I was several years behind in becoming a Beastie Boys fan. Not as late as the focus of this post might first lead you to believe, but certainly not around the time of their debut, License To Ill. That album came out while I was in middle school, and though super-popular, I felt the Beasties were totally juvenile. Clearly I wasn’t like all the other boys.
So it wasn’t until the release of Check Your Head in 1992 that I did just that. Now a college-radio DJ, the Beastie Boys finally clicked with me for some reason. The guitar in “So What’cha Want” is what first hooked me, and I’m sure I must have also read some well-spoken interviews with Mike D (Michael Diamond), MCA (Adam Yauch), and Ad-Rock (Adam Horovitz) at the time, which made me respect the men behind the Boys even more. (Plus they signed Luscious Jackson as the first act on their Grand Royal label, earning bonus cool points.)
Two years later came the brilliant-in-parts Ill Communication (“Sure Shot,” “Sabotage”), but then Hello Nasty arrived in 1998. With my on-air gig now a few years behind me, Hello Nasty became my favorite Beastie Boys album. Now instead of picking and choosing individual tracks, I listened to it from beginning to end multiple times. It’s a much more cohesive set than the trio’s previous albums, likely assisted by the addition of Mix Master Mike to the Beasties’ lineup. (Go ahead and give me heat that the critically acclaimed Paul’s Boutique isn’t my number-one, but I came to that album much later. Know that I do have big love for “Hey Ladies” though.)
The first single from Hello Nasty, “Intergalactic,” encapsulates everything I came around to adoring about the Beastie Boys. Inventive rhymes, great beats (this one, quite danceable), and a sense of humor (all too rare in rap) — really, what everyone else loved about the Brooklyn trio from the start. Plus, the Boys are pretty cute to boot.

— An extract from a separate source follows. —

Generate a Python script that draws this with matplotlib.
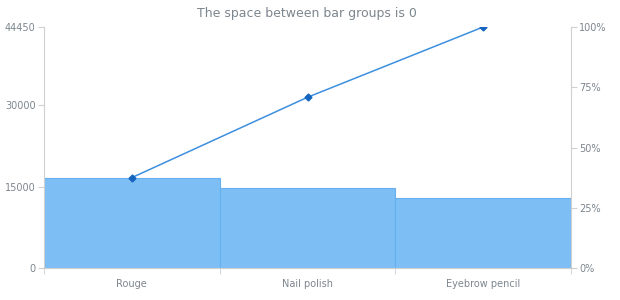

In August 1998, “Intergalactic” topped out at #28 on the Billboard Hot 100, with the song climbing much higher over on the Modern Rock chart, where it topped out at #4 for two weeks a month later. The song was the Beasties’ best-ever showing until 2004’s “Ch-Ch-Check It Out” hit #1, making them the first hip-hop group to reach that peak. But with “Intergalactic” back in the summer of 1998, it was always time to let the beat… drop:
Last year, the Beastie Boys issued expanded, remastered editions of Paul’s Boutique, Check Your Head, Ill Communication, and Hello Nasty. Each features tons of bonus content, including previously unreleased B-sides and other rarities. And just yesterday, news broke that the Beastie Boys might be back in the studio working again on their delayed album (Hot Sauce Committee, Pt. 1) with a now-healthy MCA.